#### What the task asks:
Your task is to copy the listing exactly. Drop any pictures from the copy.

#### Raw data:
──────

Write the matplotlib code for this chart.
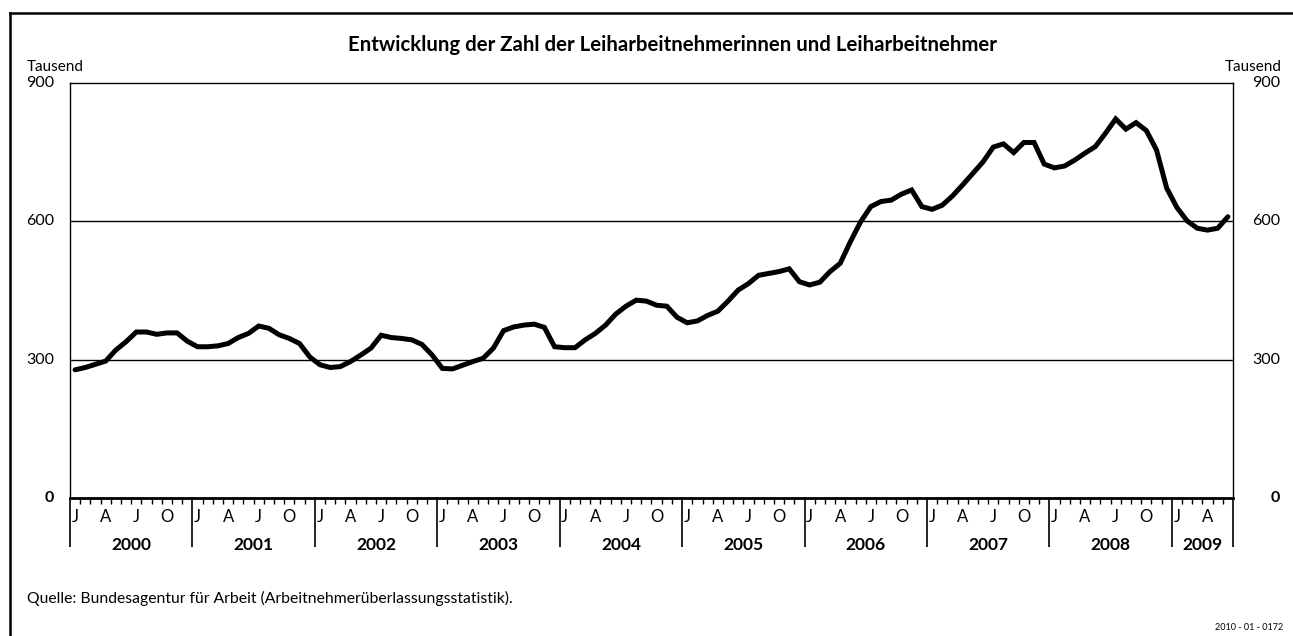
import numpy as np
import matplotlib
matplotlib.use('Agg')
import matplotlib.pyplot as plt
import matplotlib.transforms as mtransforms

plt.rcParams['font.family'] = ['Lato', 'DejaVu Sans']

# Leiharbeitnehmer in Tausend, monatlich Jan 2000 - Jun 2009
leiharbeit = [
    # 2000
    278, 283, 290, 297, 321, 339, 360, 360, 355, 358, 358, 340,
    # 2001
    328, 328, 330, 335, 348, 357, 373, 368, 354, 346, 335, 306,
    # 2002
    289, 283, 285, 296, 310, 325, 353, 348, 346, 343, 333, 310,
    # 2003
    281, 280, 288, 296, 303, 325, 363, 371, 375, 377, 370, 328,
    # 2004
    326, 326, 343, 357, 375, 399, 416, 429, 427, 418, 416, 392,
    # 2005
    380, 384, 396, 405, 427, 451, 465, 483, 487, 491, 497, 469,
    # 2006
    462, 468, 491, 509, 556, 599, 632, 643, 646, 659, 668, 632,
    # 2007
    626, 635, 655, 679, 704, 729, 761, 768, 749, 771, 771, 724,
    # 2008
    716, 720, 733, 748, 762, 791, 822, 800, 814, 797, 755, 672,
    # 2009
    630, 601, 585, 581, 585, 610,
]
years = ['2000', '2001', '2002', '2003', '2004', '2005', '2006', '2007', '2008', '2009']
month_labels = ['J', 'A', 'J', 'O']
month_label_idx = [0, 3, 6, 9]
y_ticks = [0, 300, 600, 900]

title = 'Entwicklung der Zahl der Leiharbeitnehmerinnen und Leiharbeitnehmer'
source = 'Quelle: Bundesagentur für Arbeit (Arbeitnehmerüberlassungsstatistik).'
code = '2010 - 01 - 0172'

n = len(leiharbeit)
x = np.arange(n) + 0.5

fig = plt.figure(figsize=(12.93, 6.36), dpi=100)
ax = fig.add_axes([70 / 1293, 1 - 498 / 636, 1163 / 1293, 415 / 636])

ax.plot(x, leiharbeit, color='black', linewidth=3.6, solid_joinstyle='miter',
        solid_capstyle='round', zorder=3)
for v in y_ticks[1:3]:
    ax.axhline(v, color='black', linewidth=1.0, zorder=1)

ax.set_xlim(0, n)
ax.set_ylim(0, 900)
for s in ['left', 'right', 'top']:
    ax.spines[s].set_linewidth(1.0)
ax.spines['bottom'].set_linewidth(2.0)

# month ticks (short) and year dividers (long)
year_starts = list(range(0, n, 12)) + [n]
month_ticks = [m for m in range(1, n) if m % 12 != 0]
ax.set_xticks(year_starts)
ax.set_xticks(month_ticks, minor=True)
ax.tick_params(axis='x', which='major', length=35, width=1.2, direction='out', labelbottom=False)
ax.tick_params(axis='x', which='minor', length=4, width=1.0, direction='out')
ax.set_yticks([])

trans_x = mtransforms.blended_transform_factory(ax.transData, ax.transAxes)
off = lambda dy: mtransforms.offset_copy(trans_x, fig=fig, y=dy, units='points')

for i, yr in enumerate(years):
    start = i * 12
    end = min(start + 12, n)
    for lab, k in zip(month_labels, month_label_idx):
        if start + k < end:
            ax.text(start + k + 0.5, 0, lab, transform=off(-8), ha='center', va='top', fontsize=12)
    ax.text((start + end) / 2, 0, yr, transform=off(-28), ha='center', va='top',
            fontsize=12.5, fontweight='bold')

# y labels on both sides
trans_y = mtransforms.blended_transform_factory(fig.transFigure, ax.transData)
for v in y_ticks:
    w = 'bold' if v == 0 else 'normal'
    ax.text(54 / 1293, v, str(v), transform=trans_y, ha='right', va='center',
            fontsize=11.5, fontweight=w)
    ax.text(1280 / 1293, v, str(v), transform=trans_y, ha='right', va='center',
            fontsize=11.5, fontweight=w)
fig.text(27 / 1293, 1 - 67 / 636, 'Tausend', ha='left', va='center', fontsize=11)
fig.text(1282 / 1293, 1 - 67 / 636, 'Tausend', ha='right', va='center', fontsize=11)

fig.text(672 / 1293, 1 - 45 / 636, title, ha='center', va='center', fontsize=14.7, fontweight='bold')
fig.text(27 / 1293, 1 - 598 / 636, source, ha='left', va='center', fontsize=11.3)
fig.text(1283 / 1293, 1 - 627 / 636, code, ha='right', va='center', fontsize=6.5)

# outer frame (top and left edge)
fig.add_artist(plt.Line2D([10 / 1293, 10 / 1293], [0, 1 - 12.5 / 636], color='black',
                          linewidth=1.8, transform=fig.transFigure))
fig.add_artist(plt.Line2D([10 / 1293, 1], [1 - 12.5 / 636, 1 - 12.5 / 636], color='black',
                          linewidth=1.8, transform=fig.transFigure))

fig.savefig('out.png', dpi=100)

──────

#### Exercise output:
Write the matplotlib code for this chart.
import numpy as np
import matplotlib
matplotlib.use('Agg')
import matplotlib.pyplot as plt
import matplotlib.transforms as mtransforms

plt.rcParams['font.family'] = ['Lato', 'DejaVu Sans']

# Leiharbeitnehmer in Tausend, monatlich Jan 2000 - Jun 2009
leiharbeit = [
    # 2000
    278, 283, 290, 297, 321, 339, 360, 360, 355, 358, 358, 340,
    # 2001
    328, 328, 330, 335, 348, 357, 373, 368, 354, 346, 335, 306,
    # 2002
    289, 283, 285, 296, 310, 325, 353, 348, 346, 343, 333, 310,
    # 2003
    281, 280, 288, 296, 303, 325, 363, 371, 375, 377, 370, 328,
    # 2004
    326, 326, 343, 357, 375, 399, 416, 429, 427, 418, 416, 392,
    # 2005
    380, 384, 396, 405, 427, 451, 465, 483, 487, 491, 497, 469,
    # 2006
    462, 468, 491, 509, 556, 599, 632, 643, 646, 659, 668, 632,
    # 2007
    626, 635, 655, 679, 704, 729, 761, 768, 749, 771, 771, 724,
    # 2008
    716, 720, 733, 748, 762, 791, 822, 800, 814, 797, 755, 672,
    # 2009
    630, 601, 585, 581, 585, 610,
]
years = ['2000', '2001', '2002', '2003', '2004', '2005', '2006', '2007', '2008', '2009']
month_labels = ['J', 'A', 'J', 'O']
month_label_idx = [0, 3, 6, 9]
y_ticks = [0, 300, 600, 900]

title = 'Entwicklung der Zahl der Leiharbeitnehmerinnen und Leiharbeitnehmer'
source = 'Quelle: Bundesagentur für Arbeit (Arbeitnehmerüberlassungsstatistik).'
code = '2010 - 01 - 0172'

n = len(leiharbeit)
x = np.arange(n) + 0.5

fig = plt.figure(figsize=(12.93, 6.36), dpi=100)
ax = fig.add_axes([70 / 1293, 1 - 498 / 636, 1163 / 1293, 415 / 636])

ax.plot(x, leiharbeit, color='black', linewidth=3.6, solid_joinstyle='miter',
        solid_capstyle='round', zorder=3)
for v in y_ticks[1:3]:
    ax.axhline(v, color='black', linewidth=1.0, zorder=1)

ax.set_xlim(0, n)
ax.set_ylim(0, 900)
for s in ['left', 'right', 'top']:
    ax.spines[s].set_linewidth(1.0)
ax.spines['bottom'].set_linewidth(2.0)

# month ticks (short) and year dividers (long)
year_starts = list(range(0, n, 12)) + [n]
month_ticks = [m for m in range(1, n) if m % 12 != 0]
ax.set_xticks(year_starts)
ax.set_xticks(month_ticks, minor=True)
ax.tick_params(axis='x', which='major', length=35, width=1.2, direction='out', labelbottom=False)
ax.tick_params(axis='x', which='minor', length=4, width=1.0, direction='out')
ax.set_yticks([])

trans_x = mtransforms.blended_transform_factory(ax.transData, ax.transAxes)
off = lambda dy: mtransforms.offset_copy(trans_x, fig=fig, y=dy, units='points')

for i, yr in enumerate(years):
    start = i * 12
    end = min(start + 12, n)
    for lab, k in zip(month_labels, month_label_idx):
        if start + k < end:
            ax.text(start + k + 0.5, 0, lab, transform=off(-8), ha='center', va='top', fontsize=12)
    ax.text((start + end) / 2, 0, yr, transform=off(-28), ha='center', va='top',
            fontsize=12.5, fontweight='bold')

# y labels on both sides
trans_y = mtransforms.blended_transform_factory(fig.transFigure, ax.transData)
for v in y_ticks:
    w = 'bold' if v == 0 else 'normal'
    ax.text(54 / 1293, v, str(v), transform=trans_y, ha='right', va='center',
            fontsize=11.5, fontweight=w)
    ax.text(1280 / 1293, v, str(v), transform=trans_y, ha='right', va='center',
            fontsize=11.5, fontweight=w)
fig.text(27 / 1293, 1 - 67 / 636, 'Tausend', ha='left', va='center', fontsize=11)
fig.text(1282 / 1293, 1 - 67 / 636, 'Tausend', ha='right', va='center', fontsize=11)

fig.text(672 / 1293, 1 - 45 / 636, title, ha='center', va='center', fontsize=14.7, fontweight='bold')
fig.text(27 / 1293, 1 - 598 / 636, source, ha='left', va='center', fontsize=11.3)
fig.text(1283 / 1293, 1 - 627 / 636, code, ha='right', va='center', fontsize=6.5)

# outer frame (top and left edge)
fig.add_artist(plt.Line2D([10 / 1293, 10 / 1293], [0, 1 - 12.5 / 636], color='black',
                          linewidth=1.8, transform=fig.transFigure))
fig.add_artist(plt.Line2D([10 / 1293, 1], [1 - 12.5 / 636, 1 - 12.5 / 636], color='black',
                          linewidth=1.8, transform=fig.transFigure))

fig.savefig('out.png', dpi=100)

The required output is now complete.